▶ [TASK BRIEF]:
Leave out every picture, then transcribe the rest of the listing exactly.

--- begin ---

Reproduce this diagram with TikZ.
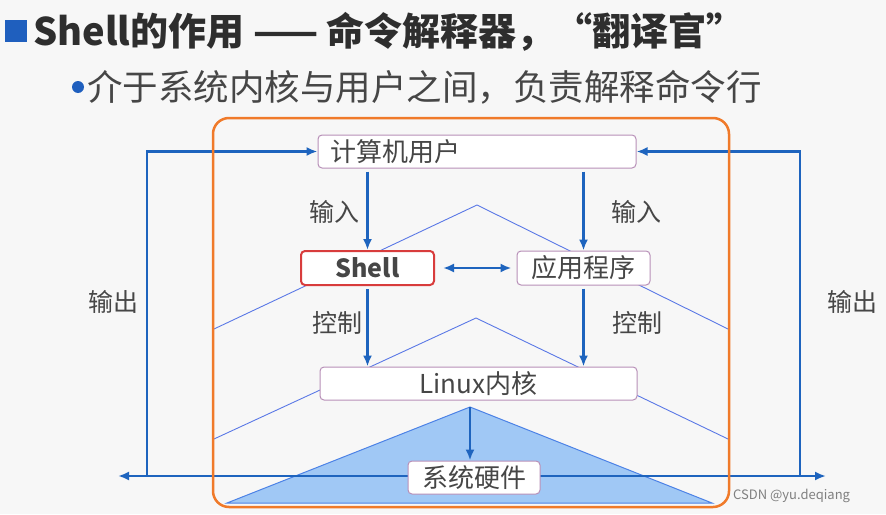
\documentclass[tikz,border=0pt]{standalone}
\usepackage{fontspec}
\setmainfont{Noto Sans CJK SC}
\usetikzlibrary{arrows.meta}
\definecolor{arrowblue}{RGB}{30,100,190}
\definecolor{ridgeblue}{RGB}{90,120,230}
\definecolor{hillfill}{RGB}{160,200,245}
\definecolor{hilledge}{RGB}{76,130,230}
\definecolor{frameorange}{RGB}{240,122,42}
\definecolor{boxedge}{RGB}{184,144,184}
\definecolor{shellred}{RGB}{216,60,60}
\definecolor{textgray}{RGB}{70,70,70}
\definecolor{titleblue}{RGB}{31,95,190}
\begin{document}
\begin{tikzpicture}[x=1pt,y=-1pt,
	box/.style={draw=boxedge,line width=1pt,rounded corners=4pt,fill=white,text=textgray,font=\fontsize{26}{30}\selectfont,inner sep=0pt},
	flow/.style={draw=arrowblue,line width=2.2pt,-{Latex[length=11pt,width=9pt]}},
	tag/.style={text=textgray,font=\fontsize{25}{30}\selectfont,inner sep=0pt},
	ridge/.style={draw=ridgeblue,line width=0.9pt}]
	\useasboundingbox (0,0) rectangle (886,514);
	\fill[black!3] (0,0) rectangle (886,514);
	\fill[titleblue] (5,20) rectangle (27,42);
	\node[anchor=west,inner sep=0pt,text=black!82,font=\bfseries\fontsize{38}{44}\selectfont] (title) at (33,32) {Shell的作用 —— 命令解释器，“翻译官”};
	\fill[titleblue] (78,87) circle (6pt);
	\node[anchor=west,inner sep=0pt,text=textgray,font=\fontsize{35.5}{40}\selectfont] (sub) at (87,87) {介于系统内核与用户之间，负责解释命令行};
	\draw[ridge] (214,329) -- (477,205) -- (728,329);
	\draw[ridge] (214,439) -- (476,318) -- (728,439);
	\coordinate (peak) at (470,407);
	\filldraw[fill=hillfill,draw=hilledge,line width=1pt] (227,503) -- (peak) -- (712,503) -- cycle;
	\coordinate (busL) at (118,476);
	\coordinate (busR) at (826,476);
	\coordinate (outL) at (147,476);
	\coordinate (outR) at (800,476);
	\draw[flow,{Latex[length=11pt,width=9pt]}-{Latex[length=11pt,width=9pt]}] (busL) -- (busR);
	\node[box,minimum width=318pt,minimum height=33pt,text width=294pt,align=left,inner xsep=12pt] (user) at (477,151.5) {计算机用户};
	\node[box,draw=shellred,line width=2pt,minimum width=133pt,minimum height=34pt,font=\bfseries\fontsize{25}{30}\selectfont] (shell) at (367.5,268) {Shell};
	\node[box,minimum width=133pt,minimum height=34pt] (app) at (583.5,268) {应用程序};
	\node[box,minimum width=317pt,minimum height=33pt] (kernel) at (478.5,383.5) {Linux内核};
	\node[box,minimum width=132pt,minimum height=33pt] (hw) at (474,477.5) {系统硬件};
	\draw[flow] ([yshift=-3pt]shell.north |- user.south) -- (shell.north);
	\draw[flow] ([yshift=-3pt]app.north |- user.south) -- (app.north);
	\draw[flow] ([yshift=-3pt]shell.south) -- (shell.south |- kernel.north);
	\draw[flow] ([yshift=-3pt]app.south) -- (app.south |- kernel.north);
	\draw[flow,{Latex[length=11pt,width=9pt]}-{Latex[length=11pt,width=9pt]}] ([xshift=8pt]shell.east) -- ([xshift=-5pt]app.west);
	\draw[flow] (peak) -- (peak |- hw.north);
	\draw[flow] (outL) |- (user.west);
	\draw[flow] (outR) |- (user.east);
	\node[tag] (inL) at (334,212) {输入};
	\node[tag] (inR) at (636,212) {输入};
	\node[tag] (ctlL) at (337,323) {控制};
	\node[tag] (ctlR) at (637,323) {控制};
	\node[tag] (outLt) at (113,302) {输出};
	\node[tag] (outRt) at (852,302) {输出};
	\draw[frameorange,line width=2.5pt,rounded corners=16pt] (213,118) rectangle (729,507);
	\node[anchor=west,inner sep=0pt,text=black!50,font=\fontsize{13}{15}\selectfont] (mark) at (733,496) {CSDN @yu.deqiang};
\end{tikzpicture}
\end{document}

--- end ---

▶ [OUTPUT OF THE EXERCISE]:
Reproduce this diagram with TikZ.
\documentclass[tikz,border=0pt]{standalone}
\usepackage{fontspec}
\setmainfont{Noto Sans CJK SC}
\usetikzlibrary{arrows.meta}
\definecolor{arrowblue}{RGB}{30,100,190}
\definecolor{ridgeblue}{RGB}{90,120,230}
\definecolor{hillfill}{RGB}{160,200,245}
\definecolor{hilledge}{RGB}{76,130,230}
\definecolor{frameorange}{RGB}{240,122,42}
\definecolor{boxedge}{RGB}{184,144,184}
\definecolor{shellred}{RGB}{216,60,60}
\definecolor{textgray}{RGB}{70,70,70}
\definecolor{titleblue}{RGB}{31,95,190}
\begin{document}
\begin{tikzpicture}[x=1pt,y=-1pt,
	box/.style={draw=boxedge,line width=1pt,rounded corners=4pt,fill=white,text=textgray,font=\fontsize{26}{30}\selectfont,inner sep=0pt},
	flow/.style={draw=arrowblue,line width=2.2pt,-{Latex[length=11pt,width=9pt]}},
	tag/.style={text=textgray,font=\fontsize{25}{30}\selectfont,inner sep=0pt},
	ridge/.style={draw=ridgeblue,line width=0.9pt}]
	\useasboundingbox (0,0) rectangle (886,514);
	\fill[black!3] (0,0) rectangle (886,514);
	\fill[titleblue] (5,20) rectangle (27,42);
	\node[anchor=west,inner sep=0pt,text=black!82,font=\bfseries\fontsize{38}{44}\selectfont] (title) at (33,32) {Shell的作用 —— 命令解释器，“翻译官”};
	\fill[titleblue] (78,87) circle (6pt);
	\node[anchor=west,inner sep=0pt,text=textgray,font=\fontsize{35.5}{40}\selectfont] (sub) at (87,87) {介于系统内核与用户之间，负责解释命令行};
	\draw[ridge] (214,329) -- (477,205) -- (728,329);
	\draw[ridge] (214,439) -- (476,318) -- (728,439);
	\coordinate (peak) at (470,407);
	\filldraw[fill=hillfill,draw=hilledge,line width=1pt] (227,503) -- (peak) -- (712,503) -- cycle;
	\coordinate (busL) at (118,476);
	\coordinate (busR) at (826,476);
	\coordinate (outL) at (147,476);
	\coordinate (outR) at (800,476);
	\draw[flow,{Latex[length=11pt,width=9pt]}-{Latex[length=11pt,width=9pt]}] (busL) -- (busR);
	\node[box,minimum width=318pt,minimum height=33pt,text width=294pt,align=left,inner xsep=12pt] (user) at (477,151.5) {计算机用户};
	\node[box,draw=shellred,line width=2pt,minimum width=133pt,minimum height=34pt,font=\bfseries\fontsize{25}{30}\selectfont] (shell) at (367.5,268) {Shell};
	\node[box,minimum width=133pt,minimum height=34pt] (app) at (583.5,268) {应用程序};
	\node[box,minimum width=317pt,minimum height=33pt] (kernel) at (478.5,383.5) {Linux内核};
	\node[box,minimum width=132pt,minimum height=33pt] (hw) at (474,477.5) {系统硬件};
	\draw[flow] ([yshift=-3pt]shell.north |- user.south) -- (shell.north);
	\draw[flow] ([yshift=-3pt]app.north |- user.south) -- (app.north);
	\draw[flow] ([yshift=-3pt]shell.south) -- (shell.south |- kernel.north);
	\draw[flow] ([yshift=-3pt]app.south) -- (app.south |- kernel.north);
	\draw[flow,{Latex[length=11pt,width=9pt]}-{Latex[length=11pt,width=9pt]}] ([xshift=8pt]shell.east) -- ([xshift=-5pt]app.west);
	\draw[flow] (peak) -- (peak |- hw.north);
	\draw[flow] (outL) |- (user.west);
	\draw[flow] (outR) |- (user.east);
	\node[tag] (inL) at (334,212) {输入};
	\node[tag] (inR) at (636,212) {输入};
	\node[tag] (ctlL) at (337,323) {控制};
	\node[tag] (ctlR) at (637,323) {控制};
	\node[tag] (outLt) at (113,302) {输出};
	\node[tag] (outRt) at (852,302) {输出};
	\draw[frameorange,line width=2.5pt,rounded corners=16pt] (213,118) rectangle (729,507);
	\node[anchor=west,inner sep=0pt,text=black!50,font=\fontsize{13}{15}\selectfont] (mark) at (733,496) {CSDN @yu.deqiang};
\end{tikzpicture}
\end{document}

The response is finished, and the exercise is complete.